A new research paper from Discovery Green cautions businesses against “over-investing” in solar energy. A mismatch between the solar generation and electricity consumption profiles of businesses can lead to higher overall energy costs. Andre Nepgen, head of Discovery Green, emphasizes that unlike traditional coal-generated energy, where you only pay for what you use, renewable energy procurement involves paying for all generated energy regardless of usage. So, it’s crucial to optimize the mix of renewables to match consumption patterns.
I’ve seen the same issue in my own analyses as well. Since solar power is available only during the day time, by installing roof-top solar and then procuring wheeled solar, you quickly get to a place where you have more energy available than you can use.
Discovery Green recommends procuring wind power as one step in diversification. Wind power is available during peak times and overnight as well. It can be procured through wheeling agreements. A commercial building, for example, can minimize overall energy costs by installing roof-top solar and then wheeling the right mix of both wind and solar, with emphasis on the wind.
Another key step in diversification is implementing battery storage. This allows a facility to store excess renewable energy for use during times of low sun and low wind. Batteries are, of course, relatively expensive. So battery capacity optimization is important.

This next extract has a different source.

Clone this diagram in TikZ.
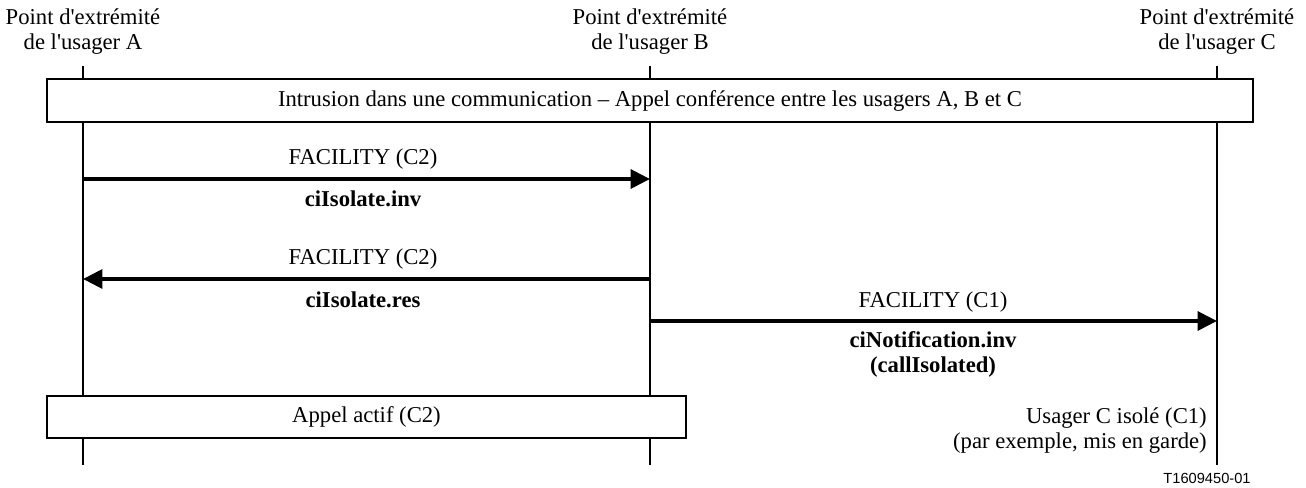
\documentclass[tikz,border=0pt]{standalone}
\usepackage{fontspec}
\setmainfont{Liberation Serif}[Ligatures=TeXOff]
\newfontfamily\arialfont{Liberation Sans}
\usetikzlibrary{arrows.meta}
\tikzset{
  txt/.style={font=\fontsize{17}{18.75}\selectfont, inner sep=0pt, anchor=base},
  bold/.style={txt, font=\fontsize{17}{18.75}\selectfont\bfseries},
  lifeline/.style={line width=1.5pt},
  msg/.style={line width=3pt, -{Triangle[length=14.5pt,width=14pt]}},
  phase/.style={draw, line width=0.8pt, fill=white, inner sep=0pt,
    font=\fontsize{17}{18.75}\selectfont},
}
\begin{document}
\begin{tikzpicture}[x=0.75pt,y=-0.75pt]
\useasboundingbox (0,0) rectangle (1306,488);
% headers (anchor base = last line's baseline)
\node[txt, align=center] (hA) at (83,50) {Point d'extrémité\\de l'usager A};
\node[txt, align=center] (hB) at (650,50) {Point d'extrémité\\de l'usager B};
\node[txt, align=center] (hC) at (1217,50) {Point d'extrémité\\de l'usager C};
% lifelines
\coordinate (At) at (83,66);  \coordinate (Ab) at (83,465);
\coordinate (Bt) at (650,66); \coordinate (Bb) at (650,465);
\coordinate (Ct) at (1217,66); \coordinate (Cb) at (1217,465);
\draw[lifeline] (At) -- (Ab);
\draw[lifeline] (Bt) -- (Bb);
\draw[lifeline] (Ct) -- (Cb);
% phase boxes
\node[phase, minimum width=904.5pt, minimum height=32.25pt] (top) at (650,100.5)
  {Intrusion dans une communication – Appel conférence entre les usagers A, B et C};
\node[phase, minimum width=479.25pt, minimum height=31.5pt] (act) at (366.5,417)
  {Appel actif (C2)};
% messages
\coordinate (A1) at (83,179);  \coordinate (B1) at (650,179);
\coordinate (B2) at (650,279); \coordinate (A2) at (83,279);
\coordinate (B3) at (650,321); \coordinate (C3) at (1217,321);
\draw[msg] (A1) -- (B1);
\draw[msg] (B2) -- (A2);
\draw[msg] (B3) -- (C3);
\node[txt] (l1a) at (363,165) {FACILITY (C2)};
\node[bold] (l1b) at (363,207) {ciIsolate.inv};
\node[txt] (l2a) at (363,265) {FACILITY (C2)};
\node[bold] (l2b) at (363,307) {ciIsolate.res};
\node[txt] (l3a) at (933,307) {FACILITY (C1)};
\node[bold, align=center] (l3b) at (933,372) {ciNotification.inv\\(callIsolated)};
% state of C
\node[txt, anchor=base east, align=right] (stC) at (1207,448)
  {Usager C isolé (C1)\\(par exemple, mis en garde)};
% figure id
\node[inner sep=0pt, anchor=base, font=\arialfont\fontsize{11}{13}\selectfont] (fid) at (1207,483) {T1609450-01};
\end{tikzpicture}
\end{document}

Lastly, implementing flexible generation can fill the gaps left by wind, solar, and battery storage. Flexible generation can be generators that use renewable fuels like biogas and biodiesel.
Both battery storage and flexible generation can be on-site or off-site, depending on the size and technology. Energy from batteries or from flexible generation can be procured through wheeling. These are not yet as prevalent as wheeled energy from wind and solar. However, I think that wheeling from these sources will become more important as facility managers start to see the need for diversification.